Short task: Will you output all of the data below exactly, omitting the images?

## Begin

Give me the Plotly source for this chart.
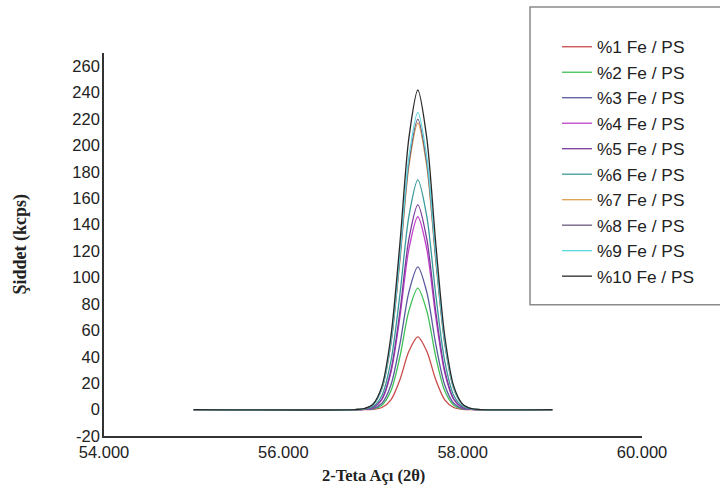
import plotly.graph_objects as go

# 2-theta positions (degrees)
two_theta = [55.0, 56.8, 56.9, 57.0, 57.1, 57.2, 57.3, 57.4, 57.5,
             57.6, 57.7, 57.8, 57.9, 58.0, 58.1, 58.2, 59.0]

# Intensity (kcps) of each Fe/PS sample at those positions
fe_1 = [0, 0, 0.0, 0.2, 1.6, 7.4, 22.6, 44.1, 55, 44.1, 22.6, 7.4, 1.6, 0.2, 0.0, 0, 0]
fe_2 = [0, 0, 0.1, 0.5, 3.3, 14.2, 40.0, 74.7, 92, 74.7, 40.0, 14.2, 3.3, 0.5, 0.1, 0, 0]
fe_3 = [0, 0, 0.1, 0.8, 4.8, 18.6, 49.5, 88.9, 108, 88.9, 49.5, 18.6, 4.8, 0.8, 0.1, 0, 0]
fe_4 = [0, 0, 0.2, 1.5, 7.7, 28.0, 69.9, 121.5, 146, 121.5, 69.9, 28.0, 7.7, 1.5, 0.2, 0, 0]
fe_5 = [0, 0, 0.2, 1.6, 8.2, 29.8, 74.2, 129.0, 155, 129.0, 74.2, 29.8, 8.2, 1.6, 0.2, 0, 0]
fe_6 = [0, 0, 0.3, 2.3, 10.9, 36.7, 87.0, 146.3, 174, 146.3, 87.0, 36.7, 10.9, 2.3, 0.3, 0, 0]
fe_7 = [0, 0, 0.6, 3.7, 15.9, 49.9, 112.8, 184.2, 217, 184.2, 112.8, 49.9, 15.9, 3.7, 0.6, 0, 0]
fe_8 = [0, 0, 0.6, 3.7, 16.1, 50.6, 114.4, 186.8, 220, 186.8, 114.4, 50.6, 16.1, 3.7, 0.6, 0, 0]
fe_9 = [0, 0, 0.6, 3.8, 16.5, 51.8, 117.0, 191.0, 225, 191.0, 117.0, 51.8, 16.5, 3.8, 0.6, 0, 0]
fe_10 = [0, 0, 0.7, 4.1, 17.8, 55.7, 125.8, 205.5, 242, 205.5, 125.8, 55.7, 17.8, 4.1, 0.7, 0, 0]

series_names = ["%1 Fe / PS", "%2 Fe / PS", "%3 Fe / PS", "%4 Fe / PS", "%5 Fe / PS",
                "%6 Fe / PS", "%7 Fe / PS", "%8 Fe / PS", "%9 Fe / PS", "%10 Fe / PS"]
series_values = [fe_1, fe_2, fe_3, fe_4, fe_5, fe_6, fe_7, fe_8, fe_9, fe_10]
series_colors = ["#c84a4a", "#3fbf55", "#5a5a9e", "#c040c8", "#7a3a9a",
                 "#3a9a9a", "#e0a050", "#6e5a80", "#60d8e0", "#2a2a2a"]

y_ticks = list(range(-20, 261, 20))
y_tick_text = [str(v) for v in y_ticks]
x_ticks = [54, 56, 58, 60]

fig = go.Figure()
for name, vals, col in zip(series_names, series_values, series_colors):
    fig.add_trace(go.Scatter(
        x=two_theta, y=vals, name=name, mode="lines",
        line=dict(color=col, width=1.3, shape="spline", smoothing=0.8),
    ))

AX_COLOR = "#333333"
fig.update_layout(
    width=720, height=498,
    margin=dict(l=104, r=78, t=53, b=61.5, autoexpand=False),
    paper_bgcolor="white", plot_bgcolor="white",
    font=dict(family="Liberation Sans, Arial, sans-serif", color="#222222"),
    showlegend=True,
    legend=dict(
        xref="container", yref="container",
        x=557 / 720, y=1 - 29 / 498, xanchor="left", yanchor="top",
        bgcolor="rgba(0,0,0,0)", borderwidth=0,
        font=dict(size=17.3, family="Liberation Sans, Arial, sans-serif", color="#222222"),
        tracegroupgap=0, itemwidth=30, maxheight=1,
    ),
    xaxis=dict(
        range=[54, 60], tickvals=x_ticks, tickformat=".3f",
        showgrid=False, zeroline=False, showline=True,
        linecolor=AX_COLOR, linewidth=1.6, ticks="",
        tickfont=dict(size=16.5), ticklabelstandoff=0,
    ),
    yaxis=dict(
        range=[-20, 270], tickvals=y_ticks, ticktext=y_tick_text,
        showgrid=False, zeroline=False, showline=True,
        linecolor=AX_COLOR, linewidth=1.6, ticks="",
        tickfont=dict(size=16.5), ticklabelstandoff=-1,
    ),
)

# Legend frame
fig.add_shape(type="rect", xref="paper", yref="paper",
              x0=(530 - 104) / 538, x1=(730 - 104) / 538,
              y0=(436.5 - 305) / 383.5, y1=(436.5 - 7) / 383.5,
              line=dict(color="#8a8a8a", width=1.5), fillcolor="rgba(0,0,0,0)",
              layer="below")

# Axis titles
fig.add_annotation(text="<b>2-Teta Açı (2θ)</b>", xref="paper", yref="paper",
                   x=0.5, y=(436.5 - 476) / 383.5, xanchor="center", yanchor="middle",
                   showarrow=False,
                   font=dict(family="Liberation Serif, Times New Roman, serif", size=16.5, color="#222222"))
fig.add_annotation(text="<b>Şiddet (kcps)</b>", xref="paper", yref="paper",
                   x=(20 - 104) / 538, y=0.5, xanchor="center", yanchor="middle",
                   textangle=-90, showarrow=False,
                   font=dict(family="Liberation Serif, Times New Roman, serif", size=18, color="#222222"))

fig.write_html("out.html")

## End

Full output:
Give me the Plotly source for this chart.
import plotly.graph_objects as go

# 2-theta positions (degrees)
two_theta = [55.0, 56.8, 56.9, 57.0, 57.1, 57.2, 57.3, 57.4, 57.5,
             57.6, 57.7, 57.8, 57.9, 58.0, 58.1, 58.2, 59.0]

# Intensity (kcps) of each Fe/PS sample at those positions
fe_1 = [0, 0, 0.0, 0.2, 1.6, 7.4, 22.6, 44.1, 55, 44.1, 22.6, 7.4, 1.6, 0.2, 0.0, 0, 0]
fe_2 = [0, 0, 0.1, 0.5, 3.3, 14.2, 40.0, 74.7, 92, 74.7, 40.0, 14.2, 3.3, 0.5, 0.1, 0, 0]
fe_3 = [0, 0, 0.1, 0.8, 4.8, 18.6, 49.5, 88.9, 108, 88.9, 49.5, 18.6, 4.8, 0.8, 0.1, 0, 0]
fe_4 = [0, 0, 0.2, 1.5, 7.7, 28.0, 69.9, 121.5, 146, 121.5, 69.9, 28.0, 7.7, 1.5, 0.2, 0, 0]
fe_5 = [0, 0, 0.2, 1.6, 8.2, 29.8, 74.2, 129.0, 155, 129.0, 74.2, 29.8, 8.2, 1.6, 0.2, 0, 0]
fe_6 = [0, 0, 0.3, 2.3, 10.9, 36.7, 87.0, 146.3, 174, 146.3, 87.0, 36.7, 10.9, 2.3, 0.3, 0, 0]
fe_7 = [0, 0, 0.6, 3.7, 15.9, 49.9, 112.8, 184.2, 217, 184.2, 112.8, 49.9, 15.9, 3.7, 0.6, 0, 0]
fe_8 = [0, 0, 0.6, 3.7, 16.1, 50.6, 114.4, 186.8, 220, 186.8, 114.4, 50.6, 16.1, 3.7, 0.6, 0, 0]
fe_9 = [0, 0, 0.6, 3.8, 16.5, 51.8, 117.0, 191.0, 225, 191.0, 117.0, 51.8, 16.5, 3.8, 0.6, 0, 0]
fe_10 = [0, 0, 0.7, 4.1, 17.8, 55.7, 125.8, 205.5, 242, 205.5, 125.8, 55.7, 17.8, 4.1, 0.7, 0, 0]

series_names = ["%1 Fe / PS", "%2 Fe / PS", "%3 Fe / PS", "%4 Fe / PS", "%5 Fe / PS",
                "%6 Fe / PS", "%7 Fe / PS", "%8 Fe / PS", "%9 Fe / PS", "%10 Fe / PS"]
series_values = [fe_1, fe_2, fe_3, fe_4, fe_5, fe_6, fe_7, fe_8, fe_9, fe_10]
series_colors = ["#c84a4a", "#3fbf55", "#5a5a9e", "#c040c8", "#7a3a9a",
                 "#3a9a9a", "#e0a050", "#6e5a80", "#60d8e0", "#2a2a2a"]

y_ticks = list(range(-20, 261, 20))
y_tick_text = [str(v) for v in y_ticks]
x_ticks = [54, 56, 58, 60]

fig = go.Figure()
for name, vals, col in zip(series_names, series_values, series_colors):
    fig.add_trace(go.Scatter(
        x=two_theta, y=vals, name=name, mode="lines",
        line=dict(color=col, width=1.3, shape="spline", smoothing=0.8),
    ))

AX_COLOR = "#333333"
fig.update_layout(
    width=720, height=498,
    margin=dict(l=104, r=78, t=53, b=61.5, autoexpand=False),
    paper_bgcolor="white", plot_bgcolor="white",
    font=dict(family="Liberation Sans, Arial, sans-serif", color="#222222"),
    showlegend=True,
    legend=dict(
        xref="container", yref="container",
        x=557 / 720, y=1 - 29 / 498, xanchor="left", yanchor="top",
        bgcolor="rgba(0,0,0,0)", borderwidth=0,
        font=dict(size=17.3, family="Liberation Sans, Arial, sans-serif", color="#222222"),
        tracegroupgap=0, itemwidth=30, maxheight=1,
    ),
    xaxis=dict(
        range=[54, 60], tickvals=x_ticks, tickformat=".3f",
        showgrid=False, zeroline=False, showline=True,
        linecolor=AX_COLOR, linewidth=1.6, ticks="",
        tickfont=dict(size=16.5), ticklabelstandoff=0,
    ),
    yaxis=dict(
        range=[-20, 270], tickvals=y_ticks, ticktext=y_tick_text,
        showgrid=False, zeroline=False, showline=True,
        linecolor=AX_COLOR, linewidth=1.6, ticks="",
        tickfont=dict(size=16.5), ticklabelstandoff=-1,
    ),
)

# Legend frame
fig.add_shape(type="rect", xref="paper", yref="paper",
              x0=(530 - 104) / 538, x1=(730 - 104) / 538,
              y0=(436.5 - 305) / 383.5, y1=(436.5 - 7) / 383.5,
              line=dict(color="#8a8a8a", width=1.5), fillcolor="rgba(0,0,0,0)",
              layer="below")

# Axis titles
fig.add_annotation(text="<b>2-Teta Açı (2θ)</b>", xref="paper", yref="paper",
                   x=0.5, y=(436.5 - 476) / 383.5, xanchor="center", yanchor="middle",
                   showarrow=False,
                   font=dict(family="Liberation Serif, Times New Roman, serif", size=16.5, color="#222222"))
fig.add_annotation(text="<b>Şiddet (kcps)</b>", xref="paper", yref="paper",
                   x=(20 - 104) / 538, y=0.5, xanchor="center", yanchor="middle",
                   textangle=-90, showarrow=False,
                   font=dict(family="Liberation Serif, Times New Roman, serif", size=18, color="#222222"))

fig.write_html("out.html")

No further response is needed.